Because supervisors are the first line of defense for negligence claims, the agency must ensure they're aware of all training requirements and how training is provided. However, this expectation goes both ways. Supervisors must understand how employees are trained, so they're aware when employees stray from what they have been taught. Using the example above, did the supervisor know that the employee had not been trained to dispatch medical calls? If so, did she/he bring this concern to the administration's attention? Did she/he offer the calltaker additional training, if possible?
In a February 2002 Workforce article, "Training that keeps liability at bay," Flynn discusses how negligence applies when the employer contributed to the injury by failing to train in a way that would have prevented the injury. To be effective, training policies must show how the instruction was delivered and how the dispatcher was evaluated on the knowledge.
In the example above, the agency expected that a call involving chest pains would be coded within 90 seconds of receipt. When questioned, the dispatcher stated she had never been told the call must be coded within a specified amount of time and she had not noticed that she had cancelled it by mistake. Unless the agency can prove the calltaker had been made aware of this policy, the agency has no defense. If, however, the supervisor can prove that training was provided, and documentation existed that showed the calltaker was told not to attempt to process medical calls until she had completed her remedial training, the agency may have a defense against negligence, and the supervisor has saved the day.
The most significant area where supervisors can assist an agency in the question of negligence is in the evaluation process. All employees are going to make the occasional mistake, which puts the supervisor in the position of having to decide how much "importance" to put on the situation. Sometimes a minor or trivial mistake can be used as a training opportunity to review policy or discuss alternate ways of arriving at a conclusion.

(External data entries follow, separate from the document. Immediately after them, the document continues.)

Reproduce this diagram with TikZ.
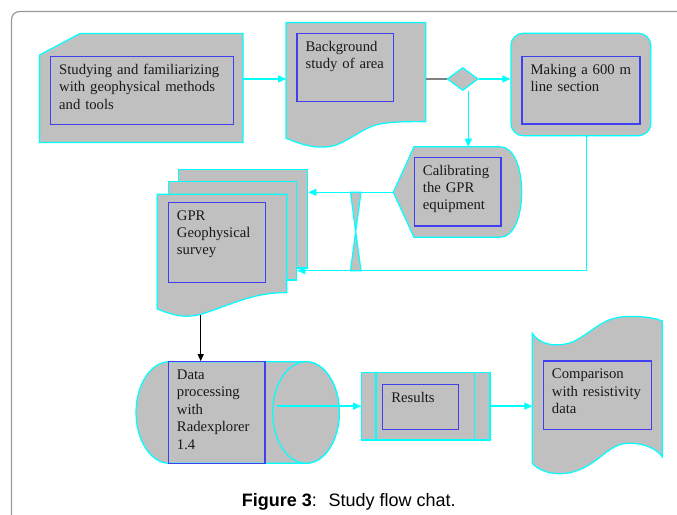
\documentclass[tikz,border=0pt]{standalone}
\usepackage{fontspec}
\setmainfont{Liberation Serif}
\newfontfamily\capfont{Liberation Sans}
\usetikzlibrary{arrows.meta,shapes.geometric}
\definecolor{chartgray}{HTML}{C0C0C0}
\definecolor{chartcyan}{HTML}{00FFFF}
\definecolor{boxblue}{HTML}{4040F0}
\definecolor{framegray}{HTML}{9A9A9A}
\definecolor{joingray}{HTML}{808080}
\tikzstyle{chart}=[fill=chartgray,draw=chartcyan,line width=1.2pt]
\tikzstyle{inner box}=[draw=boxblue,line width=1.1pt,inner sep=0pt]
\tikzstyle{box text}=[font=\fontsize{14.7}{17.4}\selectfont,text width=200pt,align=left,inner sep=0pt,anchor=base west,text=black!90]
\tikzstyle{flow}=[draw=chartcyan,line width=1.4pt,-{Triangle[length=8pt,width=7pt]}]

\begin{document}
\begin{tikzpicture}[x=1pt,y=-1pt]
    \useasboundingbox (0,0) rectangle (677,514);
    \clip (0,0) rectangle (677,514);
    \draw[framegray,line width=1.2pt,rounded corners=8pt] (11.5,530) -- (11.5,11.5) -- (690,11.5);

    % outer shapes
    \path[chart] (39.5,55) -- (80,33.5) -- (243,33.5) -- (243,142.5) -- (39.5,142.5) -- cycle;
    \path[chart] (286,22.5) -- (425.7,22.5) -- (425.7,121.7) .. controls (410,121.5) and (395,121.5) .. (380,124)
        .. controls (360,128) and (345,146) .. (326,147) .. controls (312,148) and (300,144) .. (286,138.3) -- cycle;
    \node[chart,diamond,minimum width=31pt,minimum height=23pt,inner sep=0pt] (dec) at (462.7,79) {};
    \node[chart,rounded corners=12pt,minimum width=139.7pt,minimum height=102.4pt] (sect) at (580.85,84.5) {};
    \path[chart] (393.3,192.3) -- (414,146.7) -- (500,146.7) .. controls (514,146.7) and (521.7,168) .. (521.7,192)
        .. controls (521.7,216) and (514,237.3) .. (500,237.3) -- (414,237.3) -- cycle;
    \path[chart] (350.5,192.3) -- (361,192.3) -- (355.7,231.5) -- (361,270.7) -- (350.5,270.7) -- (355.7,231.5) -- cycle;
    \path[chart] (178.3,169.3) rectangle (307.3,268);
    \path[chart] (168.3,181.7) rectangle (296.7,280);
    \path[chart] (157.3,194.3) -- (286.7,194.3) -- (286.7,292.7) .. controls (255,292) and (230,305) .. (205,313)
        .. controls (185,320) and (170,314) .. (157.3,309) -- cycle;
    \path[chart] (169.3,361.7) -- (306,361.7) arc[start angle=90,end angle=-90,x radius=33.3pt,y radius=50.8pt]
        -- (169.3,463.3) arc[start angle=270,end angle=90,x radius=33.3pt,y radius=50.8pt] -- cycle;
    \draw[chart] (306,412.5) ellipse[x radius=33.3pt,y radius=50.8pt];
    \node[chart,minimum width=128.3pt,minimum height=67.7pt] (resframe) at (425.85,406.15) {};
    \draw[chartcyan,line width=1.2pt] (376,372.3) -- (376,440) (474.3,372.3) -- (474.3,440);
    \path[chart] (532.3,333.3) .. controls (540,345) and (555,347) .. (570,343) .. controls (590,335) and (600,318) .. (625,316.5)
        .. controls (645,316) and (655,318) .. (662.3,321) -- (662.3,456.7) .. controls (655,447) and (640,442) .. (625,443.5)
        .. controls (605,446) and (595,470) .. (565,473.5) .. controls (550,475) and (538,470) .. (532.3,463.3) -- cycle;

    % text boxes
    \node[inner box,minimum width=183pt,minimum height=68pt] (study) at (142,90.5) {};
    \foreach \name/\cx/\cy/\w/\h/\txt in {bkg/345.15/67.5/96.3/68.4/{Background\\study of area},
                                          section/581/90.35/118/67.3/{Making a 600 m\\line section},
                                          calib/457.65/191.65/86.7/68.7/{Calibrating\\the GPR\\equipment},
                                          gpr/216.8/242.3/97/80/{GPR\\Geophysical\\survey},
                                          proc/216.65/412.5/96.7/101.6/{Data\\processing\\with\\Radexplorer\\1.4},
                                          results/420.5/406.8/75.6/45/{Results},
                                          comp/597.5/395.15/108.4/68.3/{Comparison\\with resistivity\\data}}
    {
        \node[inner box,minimum width=\w pt,minimum height=\h pt] (\name) at (\cx,\cy) {};
        \node[box text] at ([shift={(9,18.4)}]\name.north west) {\txt};
    }
    \begin{scope}
        \clip (study.north west) rectangle ([yshift=16pt]study.south east);
        \node[box text] at ([shift={(9,18.4)}]study.north west) {Studying and familiarizing\\with geophysical methods\\and tools};
    \end{scope}

    % connectors
    \coordinate (studyR) at (243,79);
    \coordinate (bkgL) at (286,79);
    \coordinate (bkgR) at (425.7,79);
    \coordinate (decS) at (468.3,90.7);
    \coordinate (calT) at (468.3,146.7);
    \coordinate (calL) at (393.3,192.3);
    \coordinate (sectB) at (586.7,135.7);
    \coordinate (stackTop) at (308.3,192.3);
    \coordinate (stackLow) at (297.3,270.7);
    \coordinate (gprB) at (200.7,314.5);
    \coordinate (procR) at (276.7,406.15);
    \coordinate (compL) at (532.3,406.15);
    \draw[flow] (studyR) -- (bkgL);
    \draw[joingray,line width=1.5pt] (bkgR) -- (dec.west);
    \draw[flow] (dec.east) -- (dec.east -| sect.west);
    \draw[flow] (decS) -- (calT);
    \draw[flow] (sectB) |- (stackLow);
    \draw[flow] (calL) -- (stackTop);
    \draw[black,line width=1pt,-{Triangle[length=7pt,width=6pt]}] (gprB) -- (gprB |- proc.north);
    \draw[flow] (procR) -- (resframe.west);
    \draw[flow] (resframe.east) -- (compL);

    \node[anchor=base west,inner sep=0pt,font=\capfont\fontsize{18}{20}\selectfont] (caption) at (241.7,506) {\textbf{Figure 3}:~ Study flow chat.};
\end{tikzpicture}
\end{document}
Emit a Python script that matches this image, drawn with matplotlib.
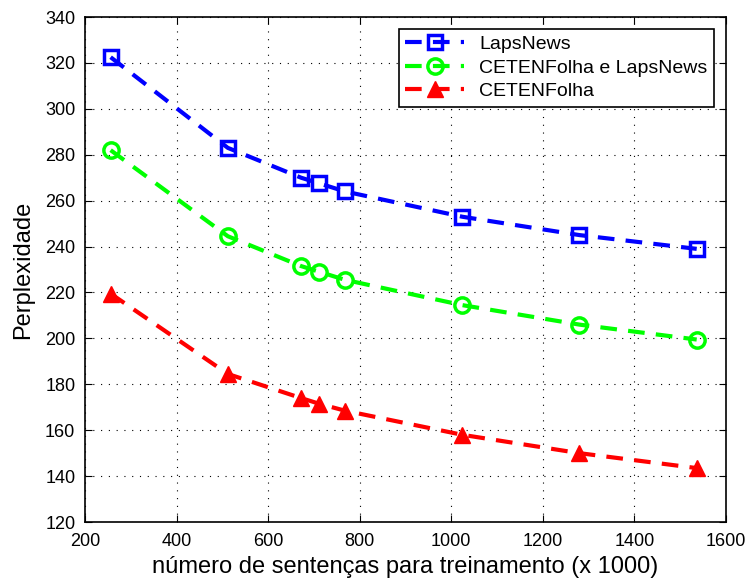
import matplotlib
matplotlib.use("Agg")
import matplotlib.pyplot as plt

plt.rcParams['font.family'] = ['Liberation Sans', 'DejaVu Sans']

# dados
sentencas = [256, 512, 672, 712, 768, 1024, 1280, 1536]
laps_news = [322.5, 283, 270, 267.5, 264, 253, 245, 239]
ceten_laps = [282, 244.5, 231.5, 229, 225.5, 214.5, 206, 199.5]
ceten_folha = [219.5, 184.5, 174, 171.5, 168.5, 158, 150, 143.5]

xticks = [200, 400, 600, 800, 1000, 1200, 1400, 1600]
yticks = [120, 140, 160, 180, 200, 220, 240, 260, 280, 300, 320, 340]

fig = plt.figure(figsize=(7.5, 5.81), dpi=100)
ax = fig.add_axes([0.1133, 0.1015, 0.8547, 0.8692])

ax.plot(sentencas, laps_news, '--s', color='#0000ff', lw=3, ms=10,
        mfc='none', mew=2.5, dashes=(4, 2.7), label='LapsNews')
ax.plot(sentencas, ceten_laps, '--o', color='#00ff00', lw=3, ms=11,
        mfc='none', mew=2.5, dashes=(4, 2.7), label='CETENFolha e LapsNews')
ax.plot(sentencas, ceten_folha, '--^', color='#ff0000', lw=3, ms=12,
        mfc='#ff0000', mew=1, dashes=(4, 2.7), label='CETENFolha')

ax.set_xlim(200, 1600)
ax.set_ylim(120, 340)
ax.set_xticks(xticks)
ax.set_yticks(yticks)
ax.tick_params(direction='in', top=True, right=True, labelsize=13,
               length=5)
ax.tick_params(axis='x', pad=8)
ax.tick_params(axis='y', pad=7)
ax.grid(True, linestyle=(0, (1, 6)), color='k', lw=0.8)
for s in ax.spines.values():
    s.set_linewidth(1.2)

ax.set_xlabel('número de sentenças para treinamento (x 1000)', fontsize=17,
              labelpad=4)
ax.set_ylabel('Perplexidade', fontsize=17, labelpad=8)

leg = ax.legend(loc='upper right', fontsize=14, fancybox=False,
                edgecolor='k', framealpha=1, handlelength=3,
                borderaxespad=0.6, borderpad=0.35, labelspacing=0.3)
leg.get_frame().set_linewidth(1.2)

fig.savefig('out.png', dpi=100)
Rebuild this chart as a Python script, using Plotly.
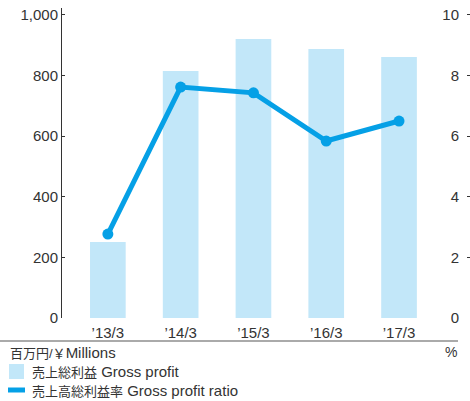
import plotly.graph_objects as go

categories = ["’13/3", "’14/3", "’15/3", "’16/3", "’17/3"]
gross_profit = [251, 815, 921, 888, 861]
gross_profit_ratio = [2.77, 7.62, 7.43, 5.84, 6.5]
left_ticks = [0, 200, 400, 600, 800, 1000]
left_tick_labels = ["0", "200", "400", "600", "800", "1,000"]
right_ticks = [0, 2, 4, 6, 8, 10]
legend_jp = ["売上総利益", "売上高総利益率"]
legend_en = ["Gross profit", "Gross profit ratio"]

FONT = "Helvetica, Arial, 'Liberation Sans', 'Noto Sans CJK JP', sans-serif"
BAR_COLOR = "#c2e7f9"
LINE_COLOR = "#05a0e6"
TXT = "#333333"

W, H = 470, 401
L, R, T, B = 62, 4, 8, 83
PW, PH = W - L - R, H - T - B


def px(x):
    return (x - L) / PW


def py(y):
    return (H - B - y) / PH


def mixed(jp, en):
    return (f"<span style='font-size:13px'>{jp}</span>"
            f"<span style='font-size:15px'> {en}</span>")


fig = go.Figure()
fig.add_trace(go.Bar(
    x=list(range(len(categories))), y=gross_profit, name=legend_en[0],
    marker=dict(color=BAR_COLOR, line=dict(width=0)), width=0.49, yaxis="y",
))
fig.add_trace(go.Scatter(
    x=list(range(len(categories))), y=gross_profit_ratio, name=legend_en[1],
    mode="lines+markers", line=dict(color=LINE_COLOR, width=5),
    marker=dict(color=LINE_COLOR, size=11), yaxis="y2",
))

fig.update_layout(
    width=W, height=H,
    margin=dict(l=L, r=R, t=T, b=B, autoexpand=False),
    paper_bgcolor="white", plot_bgcolor="white",
    font=dict(family=FONT, size=15, color=TXT),
    showlegend=False,
    xaxis=dict(
        range=[-0.63, 4.92], tickmode="array",
        tickvals=list(range(len(categories))), ticktext=categories,
        showgrid=False, zeroline=False, showline=False, ticks="",
        tickangle=0, tickfont=dict(size=15, color=TXT), automargin=False,
        ticklabelstandoff=4,
    ),
    yaxis=dict(
        range=[0, 1023], tickmode="array", tickvals=left_ticks, ticktext=left_tick_labels,
        showgrid=False, zeroline=False, showline=True, linecolor="#333333", linewidth=1,
        ticks="inside", ticklen=3, tickcolor="#333333", tickfont=dict(size=15, color=TXT),
        automargin=False,
    ),
    yaxis2=dict(
        range=[0, 10.23], overlaying="y", side="left", anchor="free", position=1.0,
        tickmode="array", tickvals=right_ticks,
        showgrid=False, zeroline=False, showline=False,
        ticks="inside", ticklen=3, tickcolor="#333333",
        tickfont=dict(size=15, color=TXT), automargin=False,
        ticklabelstandoff=7,
    ),
)

# bottom separator line
fig.add_shape(type="line", xref="paper", yref="paper", x0=px(0), x1=px(458),
              y0=py(341), y1=py(341), line=dict(color="#aaaaaa", width=2))
fig.add_annotation(text=mixed("百万円/￥", "Millions").replace("> ", ">"),
                   xref="paper", yref="paper",
                   x=px(8), y=py(352), xanchor="left", yanchor="middle",
                   showarrow=False, font=dict(size=14, color=TXT))
fig.add_annotation(text="%", xref="paper", yref="paper",
                   x=px(459), y=py(352), xanchor="right", yanchor="middle",
                   showarrow=False, font=dict(size=14, color=TXT))

# legend (drawn manually)
fig.add_shape(type="rect", xref="paper", yref="paper", x0=px(9), x1=px(24),
              y0=py(364), y1=py(379), fillcolor=BAR_COLOR, line=dict(width=0))
fig.add_annotation(text=mixed(legend_jp[0], legend_en[0]), xref="paper", yref="paper",
                   x=px(30), y=py(371), xanchor="left", yanchor="middle",
                   showarrow=False, font=dict(size=14, color=TXT))
fig.add_shape(type="line", xref="paper", yref="paper", x0=px(8), x1=px(25),
              y0=py(390), y1=py(390), line=dict(color=LINE_COLOR, width=5))
fig.add_annotation(text=mixed(legend_jp[1], legend_en[1]), xref="paper", yref="paper",
                   x=px(30), y=py(390), xanchor="left", yanchor="middle",
                   showarrow=False, font=dict(size=14, color=TXT))

fig.write_html("out.html", config={"displayModeBar": False})
with open("out.html", encoding="utf-8") as f:
    html = f.read()
html = html.replace("<head>", "<head><style>html,body{margin:0;padding:0;overflow:hidden}</style>", 1)
with open("out.html", "w", encoding="utf-8") as f:
    f.write(html)
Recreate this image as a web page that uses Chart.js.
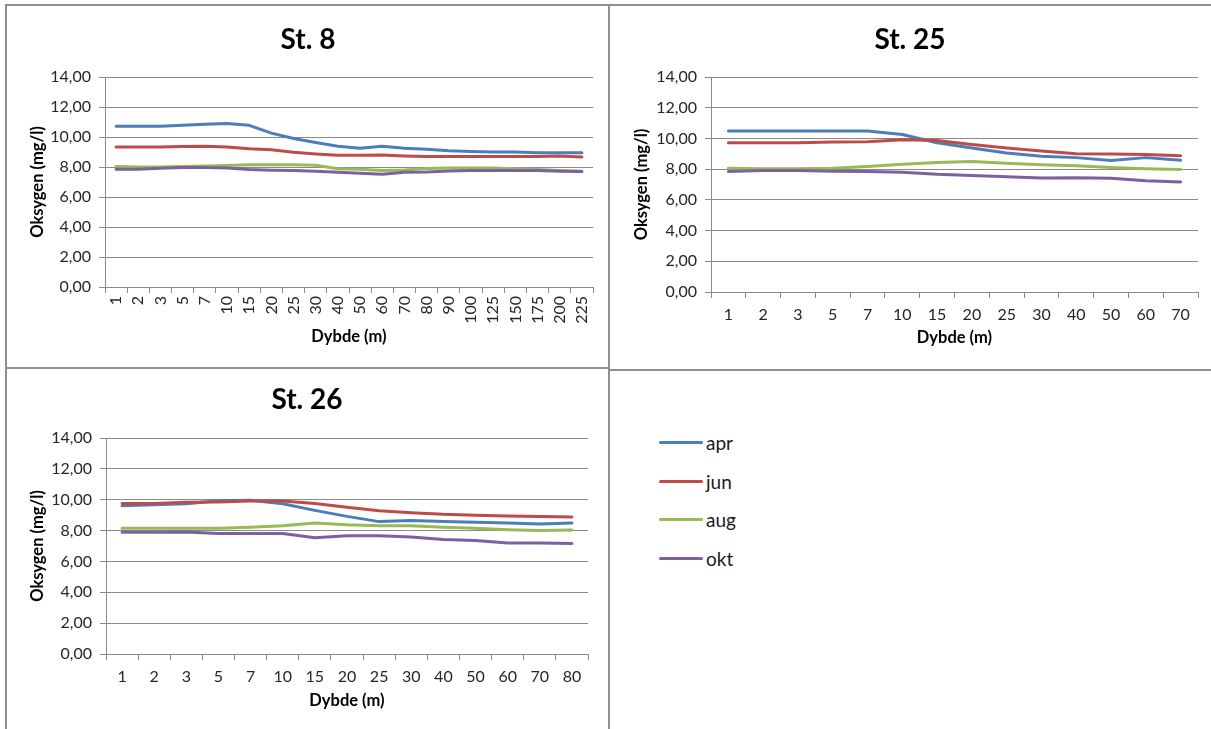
<!DOCTYPE html>
<html>
<head>
<meta charset="utf-8">
<script src="https://cdn.jsdelivr.net/npm/chart.js@4"></script>
<style>
	body { margin: 0; background: #fff; }
	#wrap { position: relative; width: 1211px; height: 729px; overflow: hidden; background: #fff; }
	.hl, .vl { position: absolute; background: #8f8f8f; }
	.box { position: absolute; }
	#legend { position: absolute; left: 659px; top: 423px; font-family: Lato, sans-serif; font-size: 19px; color: #1a1a1a; }
	#legend .item { height: 38.7px; display: flex; align-items: center; }
	#legend .sw { width: 44px; height: 3px; border-radius: 2px; margin-right: 3px; }
</style>
</head>
<body>
<div id="wrap">
	<div class="hl" style="left:5px;top:4px;width:1206px;height:2px"></div>
	<div class="vl" style="left:5px;top:4px;width:2px;height:725px"></div>
	<div class="vl" style="left:608px;top:4px;width:2px;height:725px"></div>
	<div class="hl" style="left:5px;top:367px;width:604px;height:2px"></div>
	<div class="hl" style="left:609px;top:369px;width:602px;height:2px"></div>

	<div class="box" style="left:7px;top:6px"><canvas id="c1" width="601" height="361"></canvas></div>
	<div class="box" style="left:611px;top:6px"><canvas id="c2" width="600" height="363"></canvas></div>
	<div class="box" style="left:7px;top:370px"><canvas id="c3" width="601" height="359"></canvas></div>
	<div id="legend"></div>
</div>
<script>
var seriesNames = ['apr', 'jun', 'aug', 'okt'];
var seriesColors = ['#4a7ebb', '#be4b48', '#98b954', '#7d60a0'];

var depth8 = ['1','2','3','5','7','10','15','20','25','30','40','50','60','70','80','90','100','125','150','175','200','225'];
var st8Apr = [10.72,10.72,10.72,10.78,10.85,10.90,10.78,10.26,9.90,9.63,9.38,9.25,9.38,9.25,9.18,9.08,9.03,9.00,9.00,8.95,8.95,8.95];
var st8Jun = [9.33,9.33,9.33,9.37,9.38,9.33,9.22,9.15,8.98,8.87,8.78,8.78,8.80,8.74,8.70,8.70,8.70,8.70,8.70,8.70,8.74,8.67];
var st8Aug = [8.04,8.00,8.00,8.04,8.06,8.10,8.15,8.15,8.15,8.12,7.89,7.85,7.76,7.80,7.90,7.93,7.93,7.93,7.89,7.83,7.76,7.72];
var st8Okt = [7.85,7.85,7.91,7.96,7.96,7.93,7.83,7.78,7.76,7.72,7.65,7.59,7.52,7.65,7.67,7.74,7.76,7.76,7.76,7.76,7.72,7.70];

var depth25 = ['1','2','3','5','7','10','15','20','25','30','40','50','60','70'];
var st25Apr = [10.49,10.49,10.49,10.49,10.49,10.26,9.72,9.38,9.05,8.84,8.75,8.56,8.75,8.58];
var st25Jun = [9.72,9.72,9.72,9.76,9.78,9.91,9.87,9.61,9.38,9.18,9.01,8.99,8.95,8.88];
var st25Aug = [8.06,8.02,8.02,8.06,8.17,8.32,8.43,8.49,8.39,8.28,8.22,8.11,8.02,7.98];
var st25Okt = [7.85,7.91,7.91,7.87,7.85,7.79,7.66,7.59,7.51,7.42,7.44,7.40,7.25,7.16];

var depth26 = ['1','2','3','5','7','10','15','20','25','30','40','50','60','70','80'];
var st26Apr = [9.61,9.68,9.74,9.94,9.96,9.74,9.31,8.92,8.58,8.65,8.58,8.54,8.49,8.43,8.49];
var st26Jun = [9.76,9.76,9.83,9.85,9.91,9.91,9.76,9.51,9.29,9.16,9.05,8.99,8.95,8.92,8.88];
var st26Aug = [8.15,8.15,8.15,8.15,8.22,8.32,8.49,8.37,8.32,8.32,8.22,8.15,8.06,8.00,8.04];
var st26Okt = [7.89,7.89,7.91,7.81,7.81,7.81,7.53,7.66,7.66,7.59,7.42,7.35,7.20,7.20,7.16];

var yMin = 0, yMax = 14, yStep = 2;
var font = 'Lato, sans-serif';
var gridColor = '#8a8a8a';

function makeChart(id, title, labels, values, lay) {
	var datasets = [];
	for (var i in values) {
		datasets.push({
			label: seriesNames[i],
			data: values[i],
			borderColor: seriesColors[i],
			backgroundColor: seriesColors[i],
			borderWidth: 3,
			pointRadius: 0,
			tension: 0,
			borderCapStyle: 'round',
			borderJoinStyle: 'round',
			order: 4 - i
		});
	}

	return new Chart(document.getElementById(id), {
		type: 'line',
		data: { labels: labels, datasets: datasets },
		options: {
			responsive: false,
			animation: false,
			layout: { padding: { left: lay.left, right: lay.right, top: 0, bottom: 0 } },
			plugins: {
				legend: { display: false },
				tooltip: { enabled: false },
				title: {
					display: true,
					text: title,
					color: '#000',
					font: { family: font, size: 28, weight: 'bold', lineHeight: 1.2 },
					padding: { top: lay.titleTop, bottom: lay.titleBottom }
				}
			},
			scales: {
				x: {
					offset: true,
					grid: { offset: true, drawOnChartArea: false, drawTicks: true, tickLength: 6, color: gridColor },
					border: { display: true, color: gridColor },
					ticks: {
						autoSkip: false,
						minRotation: lay.rot,
						maxRotation: lay.rot,
						padding: lay.xPad,
						color: '#262626',
						font: { family: font, size: 16 }
					},
					title: {
						display: true,
						text: 'Dybde (m)',
						color: '#000',
						font: { family: font, size: 16.5, weight: 'bold', lineHeight: 1.2 },
						padding: { top: 0, bottom: lay.xTitle }
					},
					afterFit: function(scale) { scale.height = lay.xH; }
				},
				y: {
					min: yMin,
					max: yMax,
					ticks: {
						stepSize: yStep,
						padding: 8,
						color: '#262626',
						font: { family: font, size: 16 },
						callback: function(v) { return v.toFixed(2).replace('.', ','); }
					},
					grid: { drawTicks: true, tickLength: 6, color: gridColor },
					border: { display: true, color: gridColor },
					title: {
						display: true,
						text: 'Oksygen (mg/l)',
						color: '#000',
						font: { family: font, size: 16.5, weight: 'bold', lineHeight: 1.2 },
						padding: { top: lay.yTitle, bottom: 0 }
					},
					afterFit: function(scale) { scale.width = lay.yW; }
				}
			}
		}
	});
}

makeChart('c1', 'St. 8', depth8, [st8Apr, st8Jun, st8Aug, st8Okt],
	{ left: 16, right: 15, titleTop: 17.2, titleBottom: 20.2, rot: 90, xPad: 3, xH: 80, xTitle: 20.1, yTitle: 5.1, yW: 82 });
makeChart('c2', 'St. 25', depth25, [st25Apr, st25Jun, st25Aug, st25Okt],
	{ left: 11, right: 13, titleTop: 17.2, titleBottom: 20.2, rot: 0, xPad: 7, xH: 77, xTitle: 21.1, yTitle: 10.1, yW: 89 });
makeChart('c3', 'St. 26', depth26, [st26Apr, st26Jun, st26Aug, st26Okt],
	{ left: 19, right: 20, titleTop: 13.2, titleBottom: 21.2, rot: 0, xPad: 7, xH: 75, xTitle: 18.1, yTitle: 2.1, yW: 80 });

// legend panel
var legend = document.getElementById('legend');
for (var i in seriesNames) {
	var item = document.createElement('div');
	item.className = 'item';
	var sw = document.createElement('span');
	sw.className = 'sw';
	sw.style.background = seriesColors[i];
	var txt = document.createElement('span');
	txt.textContent = seriesNames[i];
	item.appendChild(sw);
	item.appendChild(txt);
	legend.appendChild(item);
}
</script>
</body>
</html>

That said, when the supervisor is aware of a series of recurring mistakes, she/he must document the situation. Addressing mistakes or complaints immediately is the first step, but follow-up is the crucial part of the puzzle that can defend against a negligence claim. If the supervisor found a problem, was there a documented solution? Was additional training offered and documented? Was there coaching or counseling, a verbal or written warning? Consistent evaluations, disciplinary records and training are all ways supervisors can help an agency defend against negligence claims by showing an awareness of problems and a pattern of corrections taken to prevent questionable behavior.
Supervisors are the first line of defense for both the employees and the agency regarding policy and training issues. If there is a disparity, supervisors should be aware that they may be the first, and possibly only, one to realize it.
However, it's important that supervisors don't feel they're solely responsible for preventing a negligence lawsuit. At the end of the day, legal issues fall squarely on the insurance company and lawyers. Rather, supervisors need to realize they're a valuable part of the process for defending against negligence charges in the workplace, and their knowledge and awareness can prevent small problems from morphing into lawsuits.
Learning about the areas the courts will look at in a negligent supervision or training accusation, how this differs from personal vicarious liability and what action they can take to prevent a small issue from developing into a lawsuit makes the supervisor a valuable part of an agency's proactive defense process.